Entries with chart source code
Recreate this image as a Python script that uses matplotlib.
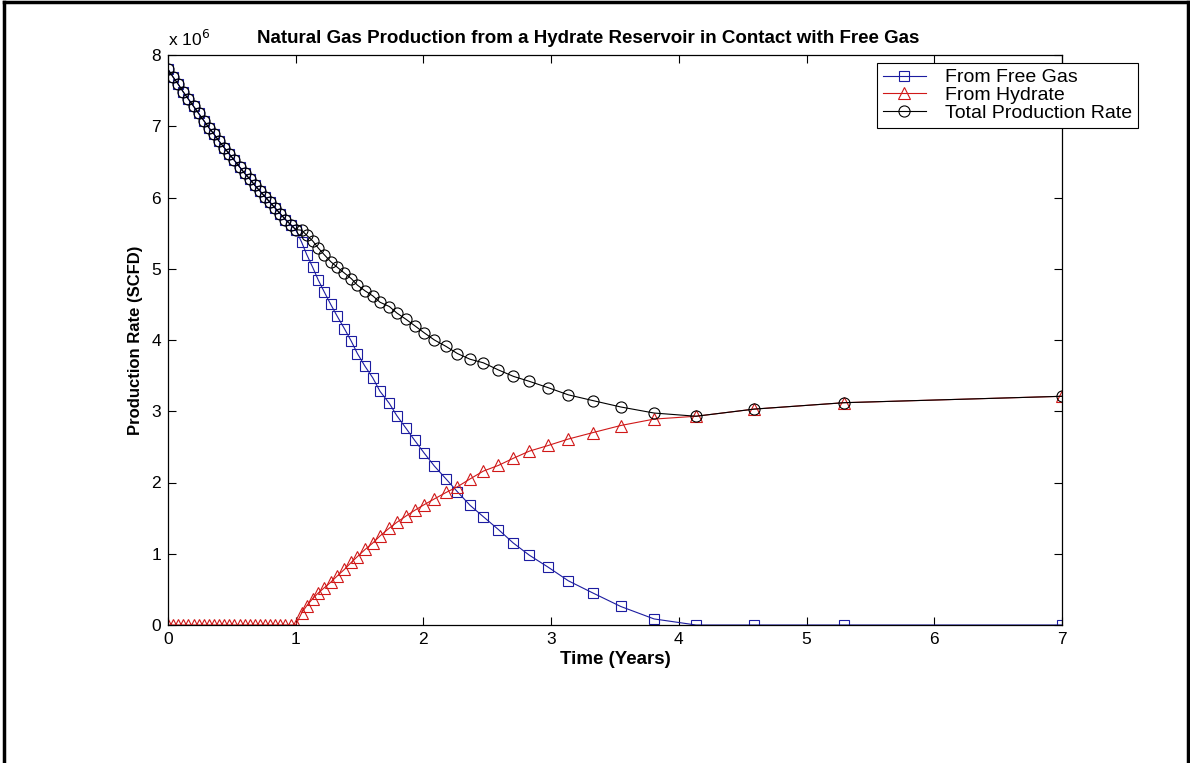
import numpy as np
import matplotlib
matplotlib.use("Agg")
import matplotlib.pyplot as plt
from matplotlib.lines import Line2D

plt.rcParams["font.family"] = ["Liberation Sans", "DejaVu Sans"]

# ── data (production rate in millions of SCFD) ──────────────────────────────
years = [0.00, 0.04, 0.08, 0.12, 0.16, 0.20, 0.24, 0.28, 0.32, 0.36,
         0.40, 0.44, 0.48, 0.52, 0.56, 0.60, 0.64, 0.68, 0.72, 0.76,
         0.80, 0.84, 0.88, 0.92, 0.96, 1.00,
         1.047, 1.086, 1.133, 1.177, 1.222, 1.274, 1.326, 1.381, 1.436, 1.483,
         1.543, 1.603, 1.660, 1.733, 1.791, 1.864, 1.932, 2.007, 2.086, 2.177,
         2.266, 2.365, 2.469, 2.587, 2.704, 2.829, 2.978, 3.135, 3.326, 3.545,
         3.806, 4.135, 4.589, 5.294, 7.000]

free_gas = [7.80, 7.69, 7.59, 7.48, 7.38, 7.28, 7.18, 7.08, 6.98, 6.89,
            6.79, 6.70, 6.61, 6.52, 6.43, 6.34, 6.26, 6.17, 6.09, 6.01,
            5.93, 5.85, 5.77, 5.69, 5.62, 5.55,
            5.37, 5.20, 5.02, 4.84, 4.68, 4.50, 4.33, 4.16, 3.98, 3.81,
            3.63, 3.47, 3.28, 3.11, 2.94, 2.76, 2.59, 2.41, 2.23, 2.05,
            1.87, 1.68, 1.52, 1.34, 1.15, 0.98, 0.81, 0.62, 0.45, 0.26,
            0.085, 0.0, 0.0, 0.0, 0.0]

hydrate = [0.0] * 26 + [
            0.17, 0.27, 0.37, 0.45, 0.52, 0.60, 0.69, 0.78, 0.88, 0.96,
            1.06, 1.15, 1.25, 1.36, 1.44, 1.53, 1.61, 1.69, 1.77, 1.86,
            1.94, 2.05, 2.16, 2.24, 2.34, 2.44, 2.52, 2.61, 2.70, 2.80,
            2.89, 2.93, 3.03, 3.12, 3.21]

# total is the sum of the two sources
total = np.array(free_gas) + np.array(hydrate)

x_ticks = [0, 1, 2, 3, 4, 5, 6, 7]
y_ticks = [0, 1, 2, 3, 4, 5, 6, 7, 8]

BLUE = "#1c1ca0"
RED = "#d01818"

# ── figure ──────────────────────────────────────────────────────────────────
fig = plt.figure(figsize=(11.9, 7.63), dpi=100)
ax = fig.add_axes([168 / 1190, 138 / 763, 894 / 1190, 570 / 763])

ax.plot(years, free_gas, color=BLUE, lw=0.8, marker="s", ms=7,
        mfc="none", mec=BLUE, mew=0.8, label="From Free Gas")
ax.plot(years, hydrate, color=RED, lw=0.8, marker="^", ms=8,
        mfc="none", mec=RED, mew=0.8, label="From Hydrate")
ax.plot(years, total, color="black", lw=0.8, marker="o", ms=8,
        mfc="none", mec="black", mew=0.8, label="Total Production Rate")

ax.set_xlim(0, 7)
ax.set_ylim(0, 8)
ax.set_xticks(x_ticks)
ax.set_yticks(y_ticks)
ax.tick_params(direction="in", top=True, right=True, length=6,
               width=0.8, labelsize=12.5, pad=5)
for spine in ax.spines.values():
    spine.set_linewidth(0.9)

ax.set_xlabel("Time (Years)", fontsize=13.5, fontweight="bold", labelpad=3)
ax.set_ylabel("Production Rate (SCFD)", fontsize=12, fontweight="bold",
              labelpad=6)
ax.set_title("Natural Gas Production from a Hydrate Reservoir in Contact with Free Gas",
             fontsize=13.5, fontweight="bold", x=0.47, pad=9)
ax.text(0.0, 1.01, r"x 10$^{6}$", transform=ax.transAxes, fontsize=12.5,
        ha="left", va="bottom")

leg = ax.legend(loc="upper right", bbox_to_anchor=(1138 / 1190, 1 - 63 / 763),
                bbox_transform=fig.transFigure, fontsize=14, frameon=True,
                fancybox=False, framealpha=1, edgecolor="black",
                handlelength=2.2, handletextpad=1.0, borderpad=0.3,
                labelspacing=0.0, borderaxespad=0)
leg.get_frame().set_linewidth(0.8)

# outer frame around the whole picture
for xs, ys in [((0.003, 0.003), (0.0, 0.997)),
               ((0.003, 0.998), (0.997, 0.997)),
               ((0.998, 0.998), (0.0, 0.997))]:
    fig.add_artist(Line2D(xs, ys, transform=fig.transFigure,
                          color="black", lw=2.5))

fig.savefig("out.png", dpi=100)
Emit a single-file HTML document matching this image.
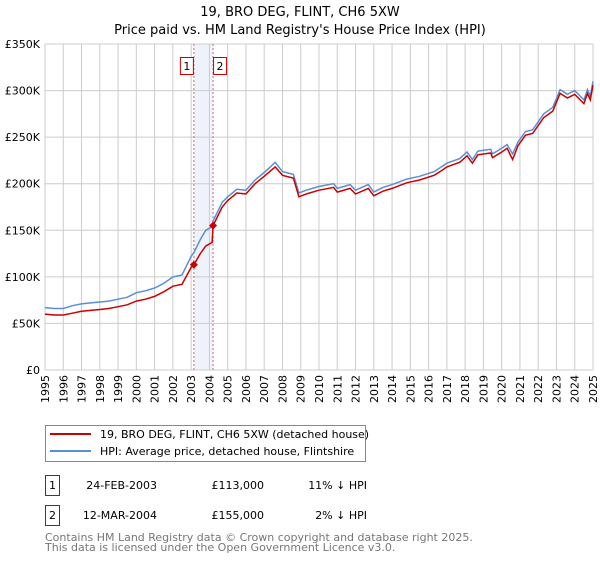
<!DOCTYPE html>
<html><head><meta charset="utf-8"><style>
body{margin:0;background:#fff;font-family:"DejaVu Sans","Liberation Sans",sans-serif;}
svg text{font-family:"DejaVu Sans","Liberation Sans",sans-serif;}
</style></head><body>
<svg id="c" width="600" height="560" xmlns="http://www.w3.org/2000/svg">
<text x="300" y="16" text-anchor="middle" font-size="13">19, BRO DEG, FLINT, CH6 5XW</text>
<text x="300" y="34" text-anchor="middle" font-size="13">Price paid vs. HM Land Registry's House Price Index (HPI)</text>
<g id="grid"></g><g id="marks"></g>
<g>
<rect x="45.5" y="425.5" width="320" height="36" fill="#fff" stroke="#888"/>
<line x1="50" y1="434" x2="91" y2="434" stroke="#cc0000" stroke-width="2"/>
<text x="100" y="438" font-size="11">19, BRO DEG, FLINT, CH6 5XW (detached house)</text>
<line x1="50" y1="451" x2="91" y2="451" stroke="#5b8fd4" stroke-width="2"/>
<text x="100" y="455" font-size="11">HPI: Average price, detached house, Flintshire</text>
</g>
<g font-size="11">
<rect x="45.5" y="475.5" width="14" height="20" fill="#fff" stroke="#cc0000"/><text x="52.5" y="489" text-anchor="middle">1</text>
<text x="157" y="489" text-anchor="end">24-FEB-2003</text><text x="264" y="489" text-anchor="end">£113,000</text><text x="367" y="489" text-anchor="end">11% ↓ HPI</text>
<rect x="45.5" y="505.5" width="14" height="20" fill="#fff" stroke="#cc0000"/><text x="52.5" y="519" text-anchor="middle">2</text>
<text x="157" y="519" text-anchor="end">12-MAR-2004</text><text x="264" y="519" text-anchor="end">£155,000</text><text x="367" y="519" text-anchor="end">2% ↓ HPI</text>
</g>
<text x="45" y="541" font-size="11" fill="#777">Contains HM Land Registry data © Crown copyright and database right 2025.</text>
<text x="45" y="551" font-size="11" fill="#777">This data is licensed under the Open Government Licence v3.0.</text>
</svg>
<script>
const years=[1995,1995.5,1996,1996.5,1997,1997.5,1998,1998.5,1999,1999.5,2000,2000.5,2001,2001.5,2002,2002.5,2003,2003.15,2003.5,2003.8,2004.15,2004.2,2004.7,2005,2005.5,2006,2006.5,2007,2007.6,2008,2008.6,2008.9,2009.3,2010,2010.8,2011,2011.7,2012,2012.7,2013,2013.5,2014,2014.8,2015.5,2016.3,2016.7,2017,2017.7,2018.1,2018.4,2018.7,2019.4,2019.5,2020,2020.3,2020.6,2020.9,2021.3,2021.7,2022.3,2022.8,2023.2,2023.6,2024,2024.5,2024.7,2024.85,2025];
const hpi=[67,66,66,69,71,72,73,74,76,78,83,85,88,93,100,102,122,126,140,150,154,160,180,186,194,193,204,212,223,213,210,190,193,197,200,195,199,193,199,191,196,199,205,208,213,218,222,227,234,226,235,237,232,238,242,232,245,256,258,275,282,301,296,300,290,301,294,310];
const price=[60,59,59,61,63,64,65,66,68,70,74,76,79,84,90,92,110,113,125,133,137,155,175,182,190,189,200,208,218,209,206,186,189,193,196,191,195,189,195,187,192,195,201,204,209,214,218,223,230,222,231,233,228,234,238,226,241,252,254,271,278,297,292,296,286,297,290,306];
const sales=[[2003.15,113],[2004.2,155]];
const yTicks=[0,50,100,150,200,250,300,350];
const xTicks=[1995,1996,1997,1998,1999,2000,2001,2002,2003,2004,2005,2006,2007,2008,2009,2010,2011,2012,2013,2014,2015,2016,2017,2018,2019,2020,2021,2022,2023,2024,2025];
const X=y=>45+(y-1995)*(548/30), Y=v=>370-v*326/350;
const NS="http://www.w3.org/2000/svg";
function mk(p,t,a){const e=document.createElementNS(NS,t);for(const k in a)e.setAttribute(k,a[k]);p.appendChild(e);return e;}
const g=document.getElementById('grid'),m=document.getElementById('marks');
const band=mk(g,'rect',{x:X(2003.15),y:44,width:X(2004.2)-X(2003.15),height:326,fill:'#eef3fb'});


for(const v of yTicks){
 const l=mk(g,'line',{x1:45,x2:593,y1:Y(v),y2:Y(v),stroke:'#ccc'});
 
 
 const t=mk(g,'text',{x:40,y:Y(v)+4,'text-anchor':'end','font-size':11});
 t.textContent=v?'£'+v+'K':'£0';
 
 
}
for(const yr of xTicks){
 const l=mk(g,'line',{x1:X(yr),x2:X(yr),y1:44,y2:370,stroke:'#ccc'});
 
 
 const t=mk(g,'text',{x:0,y:0,'text-anchor':'end','font-size':11,transform:`translate(${X(yr)+4},375) rotate(-90)`});
 t.textContent=yr;
 
 
}
sales.forEach((s,i)=>{
 const l=mk(m,'line',{x1:X(s[0]),x2:X(s[0]),y1:44,y2:370,stroke:'#e06666','stroke-dasharray':'2,2'});
 
 
 const bx=X(s[0])+(i?0:-14);
 const r=mk(m,'rect',{x:bx+0.5,y:57.5,width:13,height:17,fill:'#fff',stroke:'#cc0000'});
 
 
 const t=mk(m,'text',{x:bx+7,y:70,'text-anchor':'middle','font-size':11});t.textContent=i+1;
 
 
});
const path=a=>a.map((v,i)=>(i?'L':'M')+X(years[i]).toFixed(1)+','+Y(v).toFixed(1)).join('');
const h=mk(m,'path',{d:path(hpi),fill:'none',stroke:'#5b8fd4','stroke-width':1.5});


const p=mk(m,'path',{d:path(price),fill:'none',stroke:'#cc0000','stroke-width':1.5});


for(const s of sales){
 const d=mk(m,'path',{d:`M${X(s[0])-4},${Y(s[1])}l4,-4l4,4l-4,4z`,fill:'#cc0000'});
 
 
}
</script>
</body></html>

→ STATED EXERCISE:
Return nothing but the lines running from the start of the data to the line with "3.806, 4.135, 4.589, 5.294, 7.000]", please, both ends included and no pictures.

→ ANSWER TO THIS PROBLEM:
Recreate this image as a Python script that uses matplotlib.
import numpy as np
import matplotlib
matplotlib.use("Agg")
import matplotlib.pyplot as plt
from matplotlib.lines import Line2D

plt.rcParams["font.family"] = ["Liberation Sans", "DejaVu Sans"]

# ── data (production rate in millions of SCFD) ──────────────────────────────
years = [0.00, 0.04, 0.08, 0.12, 0.16, 0.20, 0.24, 0.28, 0.32, 0.36,
         0.40, 0.44, 0.48, 0.52, 0.56, 0.60, 0.64, 0.68, 0.72, 0.76,
         0.80, 0.84, 0.88, 0.92, 0.96, 1.00,
         1.047, 1.086, 1.133, 1.177, 1.222, 1.274, 1.326, 1.381, 1.436, 1.483,
         1.543, 1.603, 1.660, 1.733, 1.791, 1.864, 1.932, 2.007, 2.086, 2.177,
         2.266, 2.365, 2.469, 2.587, 2.704, 2.829, 2.978, 3.135, 3.326, 3.545,
         3.806, 4.135, 4.589, 5.294, 7.000]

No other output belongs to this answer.